STARKVILLE, Miss.--Because robots, from remote-controlled machines to unmanned vehicles, are becoming a fundamental part of everyday life, Mississippi State University helped organize and host the first 4-H Robotics Academy.
Altogether, 48 participants representing 27 Mississippi communities, including teachers, 4-H volunteers, 4-H agents, 4-H high school seniors and 4-H youth juniors with their parents, gathered on campus for the five-day workshop, held Aug. 11-15. Half the learners enrolled in the ROBOTC programming language class, while the other half worked with the NXT-G programming language.

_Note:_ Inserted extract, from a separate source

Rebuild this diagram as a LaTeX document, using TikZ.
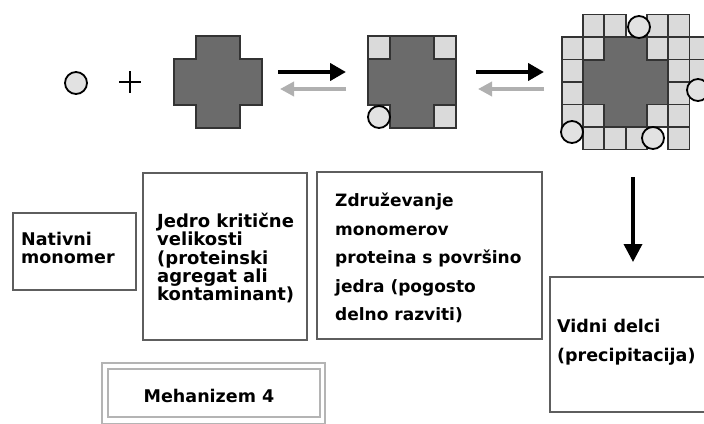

Representatives of MSU Extension Service, along with leaders from the Carnegie Mellon National Robotics Academy, the NASA Stennis Space Center and the University of Mississippi's Center for Mathematics and Science Education trained participants. MSU's Bagley College of Engineering also was involved.
Whether participants trained in ROBOTC or NXT-G, their teachers asked them to think outside the box and use their skills in STEM -- science, technology, engineering and mathematics -- to overcome the challenges inherent in programming a robot to perform a task.
ROBOTC teacher Timothy Friez, software engineer at Carnegie Mellon, was part of the team that initially developed the ROBOTC language, and he helped write the curriculum. His assistant, Mannie Lowe, program manager at the Center for Mathematics and Science Education, spearheads the annual Mississippi FIRST (For Inspiration and Recognition of Science and Technology) Tech Challenge, a robot competition for middle and high school students. Emma Seiler, assistant K-12 projects coordinator with NASA, taught the NXT-G participants.
"We want them to become experts in being able to learn where information is and how to apply that information so that they can continue that education," Friez said. "We want to give them hands-on experience so they can learn on their own."
Mariah Smith, Robotics Academy organizer and Extension assistant professor, said training adults and older students how to use programming languages enables them to share their knowledge with others. She said students need to understand programming concepts because numerous industries rely on robots and the employees who program them, from the advent of robotic surgery to the necessity of robotic tools in agriculture.
"There's excitement here that's being built among the teachers and the students because of the opportunity they have to give more students appreciation for science, technology, engineering and math," said Lowe. "So much of the interest in robotics is coming from an emphasis on STEM and gaming, and this experience at the academy is a hands-on way to show that."
Seiler, also a former MSU engineering educational outreach coordinator, emphasized that when people learn robotics programming by actually doing it, they retain the information better. When the robots perform the tasks they've been programmed to do, programmers get excited and want to do more of it.
Smith said participants' excitement was palpable throughout the academy, and she looks forward to this being just the first of many.
"Everyone can find robotic applications that can help them in their day-to-day life," Friez said. "Students and adults need to be willing to understand what those applications are to be able to use them. Don't be scared of technology -- it's the direction the world's going."